March 3. Moved forward across the creek again, and camped.
March 5. The regiment had a skirmish with the enemy’s cavalry while on picket.
March 12. Colonel Barnes was placed in command of the Brigade, the command of the regiment devolving upon Major Chipman. Moved to Morristown.
March 13. The enemy attacked our pickets, causing some excitement, but nothing serious resulted.
March 14. The regiment and brigade marched with the First Brigade to a cross-roads, as a support to the latter, in their movement towards the enemy’s lines. While here the First Brigade dashed upon the enemy, and scattered and broke up one of his camps.
March 17. The regiment and corps moved through the woods and fields to New Market. The day was very cold, and the march extremely hard.

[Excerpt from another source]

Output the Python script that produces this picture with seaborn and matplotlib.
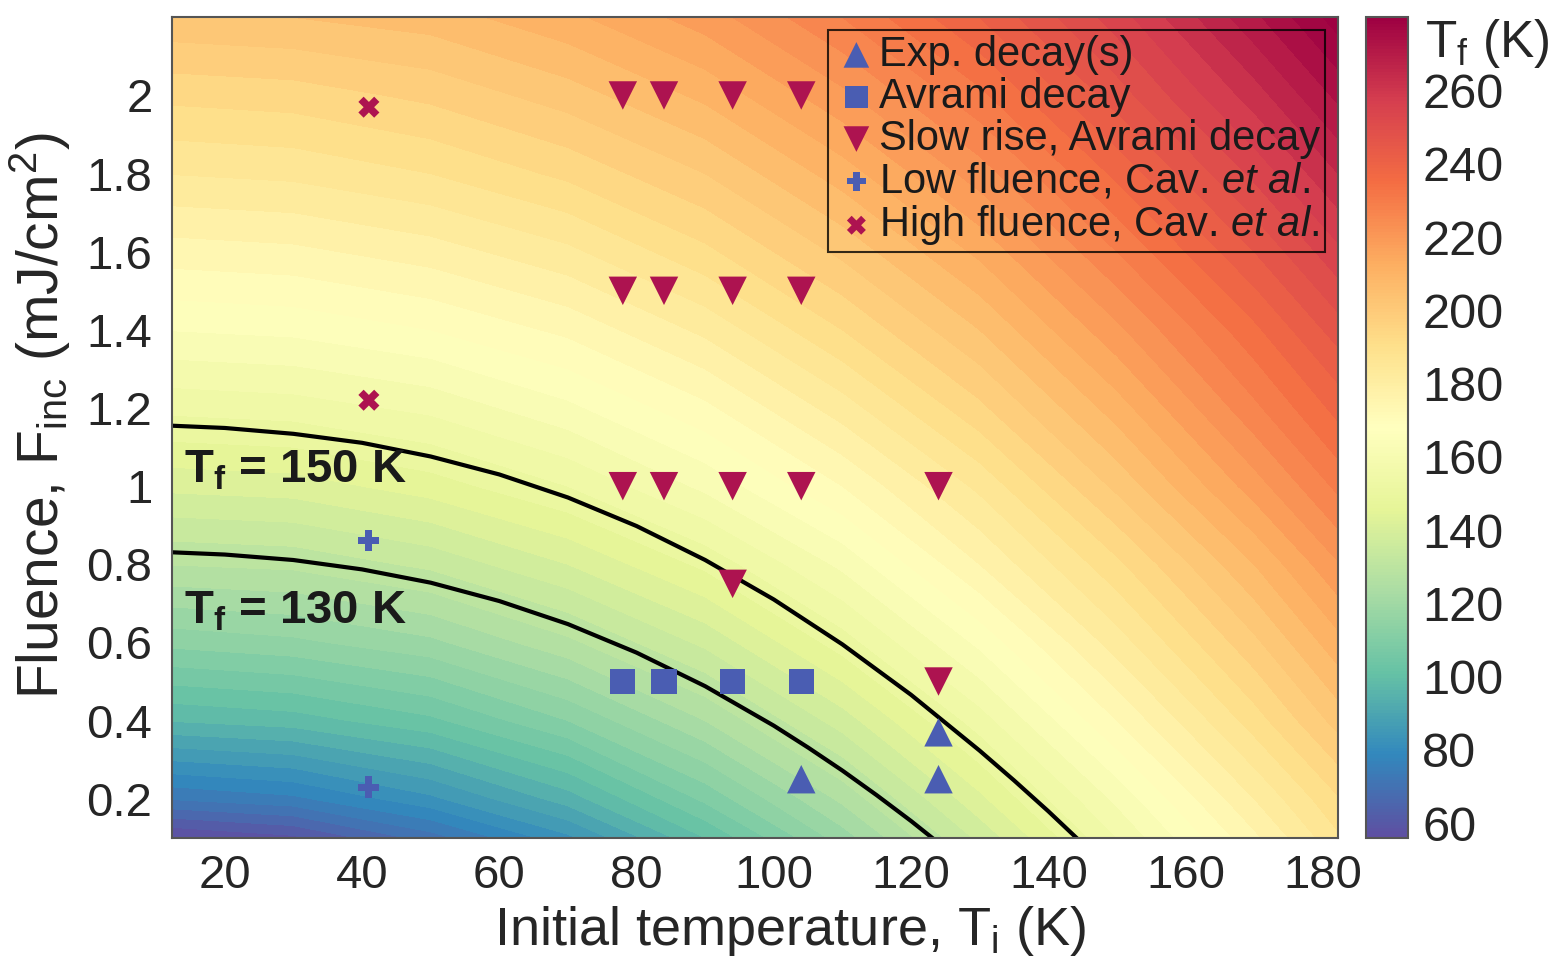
import numpy as np
import matplotlib
matplotlib.use('Agg')
import matplotlib.pyplot as plt
import seaborn as sns
from matplotlib.colors import Normalize
from matplotlib.cm import ScalarMappable

# final temperature map
ti_nodes = [10, 30, 50, 70, 90, 110, 130, 150, 170, 190]
f_nodes = [0.1, 0.2, 0.4, 0.6, 0.8, 1.0, 1.2, 1.4, 1.6, 1.8, 2.0, 2.2, 2.4]
tf_grid = [
    [55, 59, 70, 83, 100, 118, 137, 156, 175, 195],
    [72, 75, 83, 94, 109, 125, 143, 161, 180, 199],
    [96, 98, 103, 112, 124, 138, 154, 172, 190, 209],
    [113, 115, 119, 127, 137, 150, 165, 182, 199, 218],
    [128, 129, 133, 140, 149, 161, 176, 191, 208, 227],
    [141, 142, 146, 152, 161, 172, 185, 201, 218, 236],
    [153, 154, 157, 163, 171, 182, 195, 210, 227, 244],
    [164, 165, 168, 173, 181, 192, 204, 219, 235, 253],
    [174, 175, 178, 183, 191, 201, 213, 228, 244, 262],
    [184, 185, 188, 193, 200, 210, 222, 237, 253, 271],
    [193, 194, 197, 202, 209, 219, 231, 246, 262, 280],
    [203, 204, 206, 211, 218, 228, 240, 254, 271, 289],
    [212, 213, 216, 220, 227, 237, 249, 263, 280, 298],
]

# iso-temperature curves
iso150_ti = [12, 20, 30, 40, 50, 60, 70, 80, 90, 100, 110, 120, 130, 135, 140, 145]
iso150_f = [1.155, 1.149, 1.134, 1.111, 1.076, 1.030, 0.971, 0.898, 0.811, 0.710,
            0.595, 0.466, 0.323, 0.247, 0.168, 0.085]
iso130_ti = [12, 20, 30, 40, 50, 60, 70, 80, 90, 100, 105, 110, 115, 120, 125]
iso130_f = [0.831, 0.825, 0.811, 0.787, 0.753, 0.706, 0.647, 0.574, 0.488, 0.387,
            0.331, 0.272, 0.209, 0.143, 0.073]

# measurements
exp_ti = [104, 124, 124]
exp_f = [0.25, 0.25, 0.37]
avr_ti = [78, 84, 94, 104]
avr_f = [0.5, 0.5, 0.5, 0.5]
slow_ti = [78, 84, 94, 104, 78, 84, 94, 104, 78, 84, 94, 104, 124, 94, 124]
slow_f = [2.0, 2.0, 2.0, 2.0, 1.5, 1.5, 1.5, 1.5, 1.0, 1.0, 1.0, 1.0, 1.0, 0.75, 0.5]
low_ti = [41, 41]
low_f = [0.86, 0.23]
high_ti = [41, 41]
high_f = [1.97, 1.22]

blue = '#4a5db2'
red = '#ad1350'

sns.set_style('white')
plt.rcParams['font.family'] = ['Liberation Sans', 'DejaVu Sans']
plt.rcParams['mathtext.fontset'] = 'custom'
plt.rcParams['mathtext.rm'] = 'Liberation Sans'
plt.rcParams['mathtext.sf'] = 'Liberation Sans'
plt.rcParams['mathtext.it'] = 'Liberation Sans:italic'
plt.rcParams['mathtext.bf'] = 'Liberation Sans:bold'

fig = plt.figure(figsize=(15.63, 9.63), dpi=100)
ax = fig.add_axes([0.110, 0.130, 0.746, 0.852])
cax = fig.add_axes([0.874, 0.130, 0.027, 0.852])

norm = Normalize(56, 280)
ax.contourf(ti_nodes, f_nodes, tf_grid, levels=np.arange(52, 304, 4),
            cmap='Spectral_r', norm=norm)

ax.plot(iso150_ti, iso150_f, color='black', lw=3)
ax.plot(iso130_ti, iso130_f, color='black', lw=3)

sns.scatterplot(x=exp_ti, y=exp_f, marker='^', s=420, color=blue, edgecolor='none',
                ax=ax, label='Exp. decay(s)', zorder=5)
sns.scatterplot(x=avr_ti, y=avr_f, marker='s', s=330, color=blue, edgecolor='none',
                ax=ax, label='Avrami decay', zorder=5)
sns.scatterplot(x=slow_ti, y=slow_f, marker='v', s=420, color=red, edgecolor='none',
                ax=ax, label='Slow rise, Avrami decay', zorder=5)
sns.scatterplot(x=low_ti, y=low_f, marker='P', s=230, color=blue, edgecolor='none',
                ax=ax, label=r'Low fluence, Cav. $\mathit{et\ al.}$', zorder=5)
sns.scatterplot(x=high_ti, y=high_f, marker='X', s=230, color=red, edgecolor='none',
                ax=ax, label=r'High fluence, Cav. $\mathit{et\ al.}$', zorder=5)

ax.set_xlim(12.3, 182.2)
ax.set_ylim(0.1, 2.2)
ax.set_xticks(range(20, 181, 20))
ax.set_yticks([0.2, 0.4, 0.6, 0.8, 1.0, 1.2, 1.4, 1.6, 1.8, 2.0])
ax.set_yticklabels(['0.2', '0.4', '0.6', '0.8', '1', '1.2', '1.4', '1.6', '1.8', '2'])
ax.tick_params(axis='both', direction='in', length=6, width=1, color='#444444')
ax.tick_params(axis='y', labelsize=34, pad=14)
ax.tick_params(axis='x', labelsize=34, pad=12)
for sp in ax.spines.values():
    sp.set_color('#555555')
    sp.set_linewidth(1.5)

ax.set_xlabel(r'Initial temperature, T$_{\mathrm{i}}$ (K)', fontsize=39, labelpad=4)
ax.set_ylabel(r'Fluence, F$_{\mathrm{inc}}$ (mJ/cm$^{\mathrm{2}}$)', fontsize=41,
              labelpad=10)
ax.xaxis.label.set_x(0.53)
ax.yaxis.label.set_y(0.515)

ax.text(14, 1.04, r'$\mathbf{T_f}$ = 150 K', fontsize=34, fontweight='bold',
        color='#1a1a1a', va='center')
ax.text(14, 0.68, r'$\mathbf{T_f}$ = 130 K', fontsize=34, fontweight='bold',
        color='#1a1a1a', va='center')

leg = ax.legend(loc='upper right', fontsize=30, frameon=True,
                edgecolor='black', fancybox=False, borderaxespad=0.3,
                handletextpad=0.0, labelspacing=0.05, borderpad=0.12,
                markerscale=0.9, handlelength=1.1)
leg.get_frame().set_facecolor('none')
leg.get_frame().set_linewidth(1.5)
for t in leg.get_texts():
    t.set_color('#1a1a1a')

cb = fig.colorbar(ScalarMappable(norm=norm, cmap='Spectral_r'), cax=cax)
cb.set_ticks(range(60, 261, 20))
cb.ax.tick_params(labelsize=35, direction='in', length=10, width=1.2, pad=10)
cb.outline.set_edgecolor('#555555')
cb.outline.set_linewidth(1.5)
cax.text(1.4, 1.0, r'T$_{\mathsf{f}}$ (K)', transform=cax.transAxes, fontsize=37,
         va='top', ha='left')

fig.savefig('out.png', dpi=100)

March 18. Marched to within seven miles of Knoxville, crossing the Holston on pontoons. The day was very cold. On the next day the regiment went into camp near Fort Sanders.
March 21. The corps and regiment marched to Clinton, nineteen miles, and encamped upon the banks of the Clinch River.

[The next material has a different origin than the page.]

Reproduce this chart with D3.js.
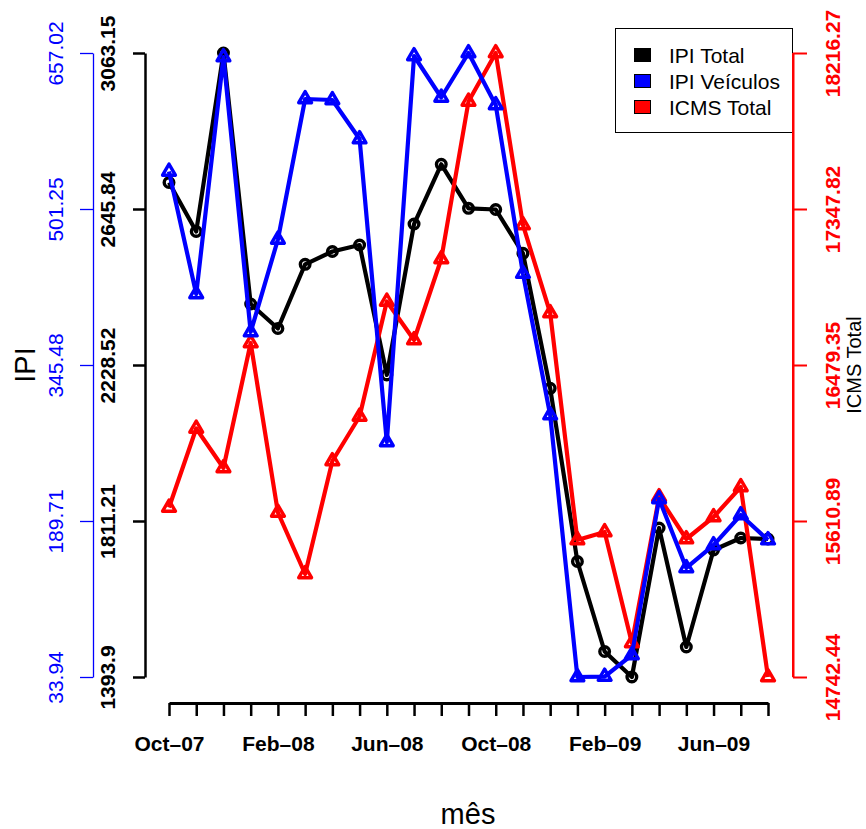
<!DOCTYPE html>
<html>
<head>
<meta charset="utf-8">
<script src="https://cdn.jsdelivr.net/npm/d3@7"></script>
<style>
  html, body { margin: 0; padding: 0; background: #fff; }
  svg { display: block; font-family: "Liberation Sans", Arial, Helvetica, sans-serif; }
</style>
</head>
<body>
<svg id="chart" width="866" height="829"></svg>
<script>
// ---- data ----
const months = ["Oct-07","Nov-07","Dec-07","Jan-08","Feb-08","Mar-08","Apr-08","May-08","Jun-08","Jul-08","Aug-08","Sep-08",
                "Oct-08","Nov-08","Dec-08","Jan-09","Feb-09","Mar-09","Apr-09","May-09","Jun-09","Jul-09","Aug-09"];
const monthLabels = ["Oct\u201307","","","","Feb\u201308","","","","Jun\u201308","","","","Oct\u201308","","","","Feb\u201309","","","","Jun\u201309","",""];
const ipiTotal = [2716.7, 2585.7, 3063.15, 2391.7, 2326.2, 2497.9, 2532.1, 2549.5, 2201.8, 2605.7, 2765.4, 2647.7,
                  2644.5, 2527.3, 2166.2, 1702.9, 1462.1, 1393.9, 1792.5, 1474.2, 1733.6, 1765.7, 1763.0];
const ipiVeiculos = [538.7, 416.4, 653.0, 378.4, 470.8, 611.1, 610.1, 571.1, 268.6, 654.0, 612.6, 657.02,
                     605.1, 436.8, 295.5, 33.94, 34.4, 55.9, 211.7, 142.8, 165.7, 195.7, 170.7];
const icmsTotal = [15686.1, 16125.9, 15906.0, 16601.9, 15658.2, 15315.9, 15944.9, 16192.7, 16832.9, 16618.6, 17069.5, 17946.3,
                   18216.27, 17258.8, 16768.9, 15505.2, 15549.7, 14931.7, 15744.5, 15510.7, 15633.2, 15800.2, 14742.44];
const ipiTotalTicks = [1393.9, 1811.21, 2228.52, 2645.84, 3063.15];
const ipiVeiculosTicks = [33.94, 189.71, 345.48, 501.25, 657.02];
const icmsTicks = [14742.44, 15610.89, 16479.35, 17347.82, 18216.27];
const legendNames = ["IPI Total", "IPI Ve\u00edculos", "ICMS Total"];
const legendColors = ["#000000", "#0000ff", "#ff0000"];

// ---- layout ----
const svg = d3.select("#chart");
const plotTop = 53, plotBottom = 677;
const x = d3.scalePoint().domain(months).range([169, 768]);
const yTot = d3.scaleLinear().domain([ipiTotalTicks[0], ipiTotalTicks[4]]).range([plotBottom, plotTop]);
const yVei = d3.scaleLinear().domain([ipiVeiculosTicks[0], ipiVeiculosTicks[4]]).range([plotBottom, plotTop]);
const yIcms = d3.scaleLinear().domain([icmsTicks[0], icmsTicks[4]]).range([plotBottom, plotTop]);

function styleAxis(g, color, domainWidth, tickWidth) {
  g.select(".domain").attr("stroke", color).attr("stroke-width", domainWidth);
  g.selectAll(".tick line").attr("stroke", color).attr("stroke-width", tickWidth);
  g.selectAll(".tick text").attr("fill", color);
}

// Black IPI Total axis
const gTot = svg.append("g").attr("transform", "translate(145,0)")
  .call(d3.axisLeft(yTot).tickValues(ipiTotalTicks).tickFormat((d,i) => String(ipiTotalTicks[i])).tickSize(12).tickSizeOuter(0));
styleAxis(gTot, "#000", 2.5, 2.5);
gTot.selectAll(".tick text").attr("x", null).attr("dy", null).attr("y", null)
  .attr("text-anchor", "middle").attr("transform", "translate(-30,0) rotate(-90)")
  .style("font-size", "21px").style("font-weight", "bold");

// Blue IPI Veiculos axis
const gVei = svg.append("g").attr("transform", "translate(93,0)")
  .call(d3.axisLeft(yVei).tickValues(ipiVeiculosTicks).tickFormat((d,i) => String(ipiVeiculosTicks[i])).tickSize(13).tickSizeOuter(0));
styleAxis(gVei, "#0000ff", 1.3, 1.3);
gVei.selectAll(".tick text").attr("x", null).attr("dy", null).attr("y", null)
  .attr("text-anchor", "middle").attr("transform", "translate(-30,0) rotate(-90)")
  .style("font-size", "21px");

// Red ICMS axis
const gIcms = svg.append("g").attr("transform", "translate(793,0)")
  .call(d3.axisRight(yIcms).tickValues(icmsTicks).tickFormat((d,i) => String(icmsTicks[i])).tickSize(14).tickSizeOuter(0));
styleAxis(gIcms, "#ff0000", 2, 2);
gIcms.selectAll(".tick text").attr("x", null).attr("dy", null).attr("y", null)
  .attr("text-anchor", "middle").attr("transform", "translate(47,0) rotate(-90)")
  .style("font-size", "21px").style("font-weight", "bold");

// X axis
const gx = svg.append("g").attr("transform", "translate(0,703)")
  .call(d3.axisBottom(x).tickFormat((d,i) => monthLabels[i]).tickSize(13).tickSizeOuter(0));
styleAxis(gx, "#000", 3, 2.5);
gx.selectAll(".tick text").attr("y", 48).attr("dy", null)
  .style("font-size", "21px").style("font-weight", "bold");

// Axis titles
svg.append("text").attr("transform", "translate(35,365) rotate(-90)").attr("text-anchor", "middle")
  .style("font-size", "29px").text("IPI");
svg.append("text").attr("transform", "translate(861,365) rotate(-90)").attr("text-anchor", "middle")
  .style("font-size", "20px").text("ICMS Total");
svg.append("text").attr("x", 468).attr("y", 824).attr("text-anchor", "middle")
  .style("font-size", "29px").text("m\u00eas");

// ---- series ----
function triPath(r) {
  const h = r * Math.sqrt(3) / 2;
  return `M0,${-r}L${h},${r/2}L${-h},${r/2}Z`;
}
function drawSeries(values, yScale, color, shape) {
  const g = svg.append("g");
  const line = d3.line().x((d,i) => x(months[i])).y(d => yScale(d));
  g.append("path").datum(values).attr("d", line).attr("fill", "none")
    .attr("stroke", color).attr("stroke-width", 4.2).attr("stroke-linejoin", "round");
  if (shape === "circle") {
    g.selectAll("circle").data(values).join("circle")
      .attr("cx", (d,i) => x(months[i])).attr("cy", d => yScale(d)).attr("r", 4.8)
      .attr("fill", "none").attr("stroke", color).attr("stroke-width", 3.4);
  } else {
    g.selectAll("path.tri").data(values).join("path").attr("class", "tri")
      .attr("transform", (d,i) => `translate(${x(months[i])},${yScale(d)})`)
      .attr("d", triPath(7.4)).attr("fill", "none").attr("stroke", color)
      .attr("stroke-width", 3.4).attr("stroke-linejoin", "round");
  }
}
drawSeries(ipiTotal, yTot, "#000000", "circle");
drawSeries(icmsTotal, yIcms, "#ff0000", "tri");
drawSeries(ipiVeiculos, yVei, "#0000ff", "tri");

// ---- legend ----
const lg = svg.append("g");
lg.append("rect").attr("x", 615.5).attr("y", 28.5).attr("width", 177).attr("height", 104)
  .attr("fill", "#fff").attr("stroke", "#000").attr("stroke-width", 1);
legendNames.forEach((name, i) => {
  const cy = 55 + i * 26;
  lg.append("rect").attr("x", 634.5).attr("y", cy - 6.5).attr("width", 16).attr("height", 13)
    .attr("fill", legendColors[i]).attr("stroke", "#000").attr("stroke-width", 1);
  lg.append("text").attr("x", 669).attr("y", cy + 7.5).style("font-size", "21px").text(name);
});
// redraw red axis line over legend border
svg.append("line").attr("x1", 793).attr("x2", 793).attr("y1", plotTop).attr("y2", plotBottom)
  .attr("stroke", "#ff0000").attr("stroke-width", 2);
</script>
</body>
</html>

The regiment had already received orders to go to Massachusetts on its veteran furlough. It had been arranged for a part of the men—those who were the most destitute and unfit to march—to go by rail by way of Chattanooga and Nashville; while the balance, by far the minority, were to perform the march over the Cumberland Mountains. Captain Richardson was placed in command of the railroad party, and started on his trip about March 20. The mountain party under command of Major Chipman—Colonel Barnes having been assigned to the command of the Brigade—were provided with six pack mules and saddles, with which to transport their baggage over the mountains. The allowance was indeed scanty, for the march was to be a long one; no food could be obtained on the road, and these animals were to carry all the necessary stores, tents of officers, mess kits, and other baggage.
On the 22d of March, the Brigade was ferried across the Clinch River in scows. Here a furious snow-storm came on, which grew so severe as to prevent the balance of the corps from crossing. Colonel Barnes was ordered to move on without waiting for the rest of the troops; the air was biting cold and raw, and the roads frozen and slippery. The officers were compelled to dismount and lead their horses; while the men, many of whom were poorly off for shoes, suffered intensely from cold feet. Worn out, tired, and miserable as men could be, the camp was formed early in the afternoon in a forest near the roadside. To add to their misery, a heavy rain-storm set in soon after nightfall, continuing till morning. “Even the climate of East Tennessee seems to grudge us our departure, and to place all its impeding powers in the way of our passage homeward,” says an officer of the regiment in his diary, under this date.